It could be “Carmageddon II,” and it’s coming to a major freeway near Los Angeles on the last weekend of April.
The question, as Southern Californians fire up their traffic apps, is whether this latest freeway shutdown — of a section of busy Interstate 5 through Burbank — might be subtitled “The Traffic Strikes Back.” Or, as transportation officials hope, “The Motorist Awakens (And Takes an Alternate Route.)”
The section of the major interstate connecting Los Angeles and San Francisco is scheduled to be closed for 36 hours in both directions starting at 3 p.m. April 25, a Saturday. If all goes as planned it will reopen at 3 a.m. April 27, just ahead of the Monday rush hour.
“This will be the largest freeway closure in Los Angeles since September 2012 when we closed Interstate 405 in both directions,” John Bulinski, the state Department of Transportation’s local director, said Thursday. He was referring to the 2012 event that came to be known widely as Carmageddon for fears it would cause traffic chaos.
In the end, the traffic jams that officials feared could have gridlocked the entire city that weekend never materialized as people got the word and stayed away.
That’s what officials were hoping will happen again when they scheduled a news conference Thursday on a hilltop parking lot in Burbank overlooking a section of Interstate 5 that, not surprisingly, was jammed with traffic.

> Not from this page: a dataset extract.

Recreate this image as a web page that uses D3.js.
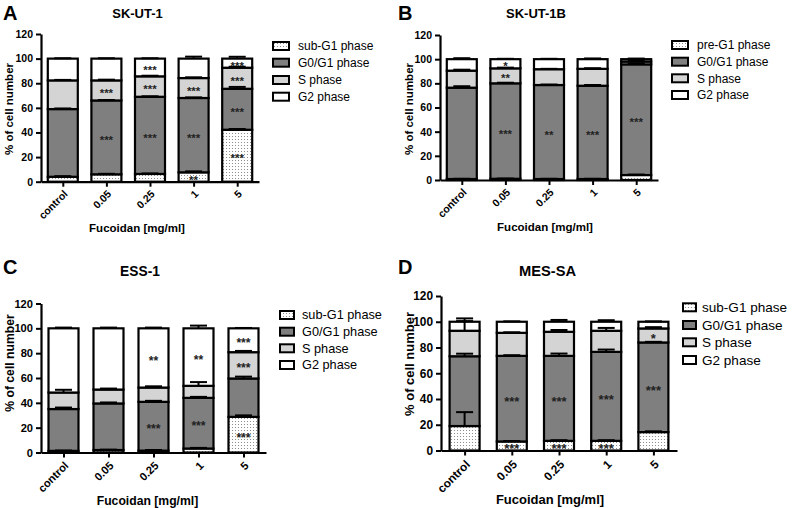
<!DOCTYPE html>
<html>
<head>
<meta charset="utf-8">
<script src="https://cdn.jsdelivr.net/npm/d3@7"></script>
<style>
  body { margin: 0; background: #fff; }
  text { font-family: "Liberation Sans", Arial, sans-serif; }
</style>
</head>
<body>
<script>
// categories and labels
const doses = ["control", "0.05", "0.25", "1", "5"];
const phaseNames = ["sub-G1 phase", "G0/G1 phase", "S phase", "G2 phase"];
const phaseNamesB = ["pre-G1 phase", "G0/G1 phase", "S phase", "G2 phase"];
const yTicks = [0, 20, 40, 60, 80, 100, 120];
const xTitle = "Fucoidan [mg/ml]";
const yTitle = "% of cell number";

// % of cells per phase, rows: sub-G1, G0/G1, S, G2 ; columns follow doses
const skut1Pct = [
  [4, 6, 6.3, 7.6, 42.2],
  [55, 60, 62.7, 60.4, 33.3],
  [23.3, 16.3, 16.6, 16.2, 17.1],
  [17.7, 17.7, 14.4, 15.8, 7.4]
];
const skut1Err = [
  [0.5, 0.4, 0.4, 0.8, 0.6],
  [0.5, 0.4, 0.4, 0.5, 1.5],
  [0.4, 0.6, 0.5, 0.6, 0.8],
  [0.3, 0.3, 0.3, 1.6, 1.5]
];
const skut1Stars = [
  ["", "", "", "**", "***"],
  ["", "***", "***", "***", "***"],
  ["", "***", "***", "***", "***"],
  ["", "", "***", "", "***"]
];

const skut1bPct = [
  [0.8, 1, 0.8, 0.8, 4.1],
  [75.6, 79, 77.8, 77.2, 91.6],
  [14.1, 12.4, 13.1, 14, 2.3],
  [9.5, 7.6, 8.3, 8, 2]
];
const skut1bErr = [
  [0.2, 0.2, 0.2, 0.2, 0.4],
  [1.2, 0.5, 0.4, 0.6, 0.8],
  [0.8, 0.6, 0.3, 0.5, 0.8],
  [0.8, 0.3, 0.3, 0.6, 0.5]
];
const skut1bStars = [
  ["", "", "", "", ""],
  ["", "***", "**", "***", "***"],
  ["", "**", "", "", ""],
  ["", "*", "", "", ""]
];

const ess1Pct = [
  [1.3, 2, 1.5, 3.2, 28.7],
  [33.7, 37.5, 39.3, 40.8, 30.9],
  [13.3, 11.2, 11.5, 9.7, 21.2],
  [51.7, 49.3, 47.7, 46.3, 19.2]
];
const ess1Err = [
  [0.3, 0.3, 0.5, 0.5, 1.2],
  [1.2, 0.8, 0.8, 0.8, 1.5],
  [2.2, 0.8, 1, 3, 1],
  [0.6, 0.6, 0.6, 2.2, 0.3]
];
const ess1Stars = [
  ["", "", "", "", "***"],
  ["", "", "***", "***", ""],
  ["", "", "", "", "***"],
  ["", "", "**", "**", "***"]
];

const messaPct = [
  [19, 7, 7.5, 7.5, 14.3],
  [54.2, 66.5, 66, 69.1, 69.6],
  [19.8, 17.9, 18.7, 16.4, 10.9],
  [7, 8.6, 7.8, 7, 5.2]
];
const messaErr = [
  [10.8, 0.4, 0.5, 0.5, 0.6],
  [2, 0.5, 1.8, 1.8, 0.5],
  [9.6, 0.4, 1.4, 2.2, 1],
  [0.5, 0.3, 1.4, 1.2, 0.3]
];
const messaStars = [
  ["", "***", "***", "***", ""],
  ["", "***", "***", "***", "***"],
  ["", "", "", "", "*"],
  ["", "", "", "", ""]
];

const fills = ["url(#dots)", "#7f7f7f", "#d4d4d4", "#ffffff"];

// panel layout
const panels = [
  { letter: "A", title: "SK-UT-1", names: phaseNames, pct: skut1Pct, err: skut1Err, stars: skut1Stars,
    k: 1, x0: 41, x1: 259, yTop: 34, yBot: 181.7,
    letterPos: [3, 20], titlePos: [137.5, 18], yLab: [13, 109], xLab: [137, 232],
    legX: 273, legW: 16, legRows: [46, 62.7, 80, 96.7], legText: 298 },
  { letter: "B", title: "SK-UT-1B", names: phaseNamesB, pct: skut1bPct, err: skut1bErr, stars: skut1bStars,
    k: 1, x0: 440, x1: 658, yTop: 35, yBot: 180,
    letterPos: [398, 20], titlePos: [536, 18], yLab: [413, 109], xLab: [545, 231],
    legX: 672, legW: 16, legRows: [45, 61.7, 78.3, 95], legText: 697 },
  { letter: "C", title: "ESS-1", names: phaseNames, pct: ess1Pct, err: ess1Err, stars: ess1Stars,
    k: 1.06, x0: 41, x1: 266, yTop: 303.5, yBot: 452.5,
    letterPos: [3, 274], titlePos: [140, 276], yLab: [13.5, 363], xLab: [147.5, 505],
    legX: 280, legW: 14, legRows: [315, 331.7, 348.3, 365], legText: 302 },
  { letter: "D", title: "MES-SA", names: phaseNames, pct: messaPct, err: messaErr, stars: messaStars,
    k: 1.13, x0: 441, x1: 677, yTop: 296, yBot: 450.5,
    letterPos: [398, 274], titlePos: [547.5, 276], yLab: [414, 364], xLab: [550, 504],
    legX: 683, legW: 13, legRows: [307.3, 325, 342.3, 360], legText: 702 }
];

const svg = d3.select("body").append("svg")
  .attr("width", 798)
  .attr("height", 508);

// dotted fill for sub-G1
const pat = svg.append("defs").append("pattern")
  .attr("id", "dots")
  .attr("patternUnits", "userSpaceOnUse")
  .attr("width", 3)
  .attr("height", 3);
pat.append("rect").attr("width", 3).attr("height", 3).attr("fill", "#fff");
pat.append("circle").attr("cx", 1.5).attr("cy", 1.5).attr("r", 0.55).attr("fill", "#7a7a7a");

const keys = ["p0", "p1", "p2", "p3"];

function drawPanel(p) {
  const g = svg.append("g");
  const k = p.k;

  const x = d3.scalePoint().domain(doses).range([p.x0, p.x1]).padding(0.5);
  const y = d3.scaleLinear().domain([0, 120]).range([p.yBot, p.yTop]);
  const barW = 30;
  const capW = 17;

  const table = doses.map((d, i) => {
    const row = { dose: d, i: i };
    keys.forEach((key, j) => { row[key] = p.pct[j][i]; });
    return row;
  });
  const series = d3.stack().keys(keys)(table);

  // bars
  series.forEach((s, j) => {
    g.append("g").selectAll("rect")
      .data(s)
      .join("rect")
      .attr("x", d => x(d.data.dose) - barW / 2)
      .attr("y", d => y(d[1]))
      .attr("width", barW)
      .attr("height", d => y(d[0]) - y(d[1]))
      .attr("fill", fills[j])
      .attr("stroke", "#000")
      .attr("stroke-width", 2.2);
  });

  // error bars (upward from each segment top)
  series.forEach((s, j) => {
    const eb = g.append("g").attr("stroke", "#000").attr("stroke-width", 2);
    s.forEach(d => {
      const e = p.err[j][d.data.i];
      const cx = x(d.data.dose);
      eb.append("line")
        .attr("x1", cx).attr("x2", cx)
        .attr("y1", y(d[1])).attr("y2", y(d[1] + e));
      eb.append("line")
        .attr("x1", cx - capW / 2).attr("x2", cx + capW / 2)
        .attr("y1", y(d[1] + e)).attr("y2", y(d[1] + e));
    });
  });

  // significance stars
  series.forEach((s, j) => {
    g.append("g").selectAll("text")
      .data(s.filter(d => p.stars[j][d.data.i] !== ""))
      .join("text")
      .attr("x", d => x(d.data.dose))
      .attr("y", d => y((d[0] + d[1]) / 2) + 6.5 * k)
      .attr("text-anchor", "middle")
      .attr("font-size", 11.5 * k)
      .attr("font-weight", "bold")
      .attr("fill", "#222")
      .text(d => p.stars[j][d.data.i]);
  });

  // axes
  const yAxis = g.append("g")
    .attr("transform", `translate(${p.x0},0)`)
    .call(d3.axisLeft(y).tickValues(yTicks).tickSize(5).tickSizeOuter(0));
  const xAxis = g.append("g")
    .attr("transform", `translate(0,${p.yBot})`)
    .call(d3.axisBottom(x).tickSize(5).tickSizeOuter(0));

  [yAxis, xAxis].forEach(a => {
    a.attr("font-family", null).attr("font-size", null);
    a.select(".domain").attr("stroke", "#000").attr("stroke-width", 2.2);
    a.selectAll(".tick line").attr("stroke", "#000").attr("stroke-width", 2);
    a.selectAll(".tick text")
      .attr("fill", "#000")
      .attr("font-weight", "bold")
      .attr("font-size", 10.5 * k);
  });
  yAxis.selectAll(".tick text").attr("x", -8);
  xAxis.selectAll(".tick text")
    .attr("y", 0)
    .attr("dy", 0)
    .attr("text-anchor", "end")
    .attr("transform", `translate(${5 * k},${13 * k}) rotate(-45)`);

  // panel letter and title
  g.append("text")
    .attr("x", p.letterPos[0]).attr("y", p.letterPos[1])
    .attr("font-size", 20)
    .attr("font-weight", "bold")
    .text(p.letter);
  g.append("text")
    .attr("x", p.titlePos[0]).attr("y", p.titlePos[1])
    .attr("text-anchor", "middle")
    .attr("font-size", 13 * k)
    .attr("font-weight", "bold")
    .text(p.title);

  // axis titles
  g.append("text")
    .attr("transform", `translate(${p.yLab[0]},${p.yLab[1]}) rotate(-90)`)
    .attr("text-anchor", "middle")
    .attr("font-size", 11.5 * k)
    .attr("font-weight", "bold")
    .text(yTitle);
  g.append("text")
    .attr("x", p.xLab[0]).attr("y", p.xLab[1])
    .attr("text-anchor", "middle")
    .attr("font-size", 11.5 * k)
    .attr("font-weight", "bold")
    .text(xTitle);

  // legend, top entry is sub-G1
  const leg = g.append("g");
  p.names.forEach((name, j) => {
    leg.append("rect")
      .attr("x", p.legX).attr("y", p.legRows[j] - 4)
      .attr("width", p.legW).attr("height", 8)
      .attr("fill", fills[j])
      .attr("stroke", "#000")
      .attr("stroke-width", 2);
    leg.append("text")
      .attr("x", p.legText).attr("y", p.legRows[j])
      .attr("dy", "0.35em")
      .attr("font-size", 12 * k)
      .text(name);
  });
}

panels.forEach(drawPanel);
</script>
</body>
</html>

“There is large potential to affect not only traffic in the Burbank area but in the greater Los Angeles area,” said Capt. Tai Vong of the California Highway Patrol. “So if you absolutely do not need to be on the I-5 Freeway in this area during the closure, please just stay away.
”We’ve been through this ... with Carmageddon,” Vong continued, noting how in 2012 the hundreds of thousands of people who normally use Interstate 405 every day just went elsewhere.
“And the mass traffic chaos everybody predicted never materialized.”
As Interstate 405 was, Interstate 5 is being closed as construction workers tear down a bridge so they can widen the freeway and add a pair of carpool lanes.
The $350 million project will provide 13 miles of continuous carpool lanes through a notoriously congested roadway that 230,000 vehicles traverse daily.
As they did in 2012, transit officials will be posting freeway signs 50 miles or more away warning people to exit the 5 before they get to Burbank. Officials rattled off a number of alternate routes that will get motorists around Burbank or even get them there, although it may take a little longer than usual.
If they don’t take the routes, officials say, they could end up backing up traffic so far it will block all of them, making it difficult to impossible to get to stores, hospitals and even the Hollywood Burbank Airport.
“We are a little concerned,” said Jay Desai, one of the managers of Bob’s Discount Furniture, which overlooks the section of freeway that will be closed. The store doesn’t plan to close, however, but is getting the word out to customers to take other ways in.
Edgar Sanchez, who washes windows in the area, says he’ll either stay away that weekend or plan another way in.
“It’s always best to plan ahead and find solutions rather than problems,” he said.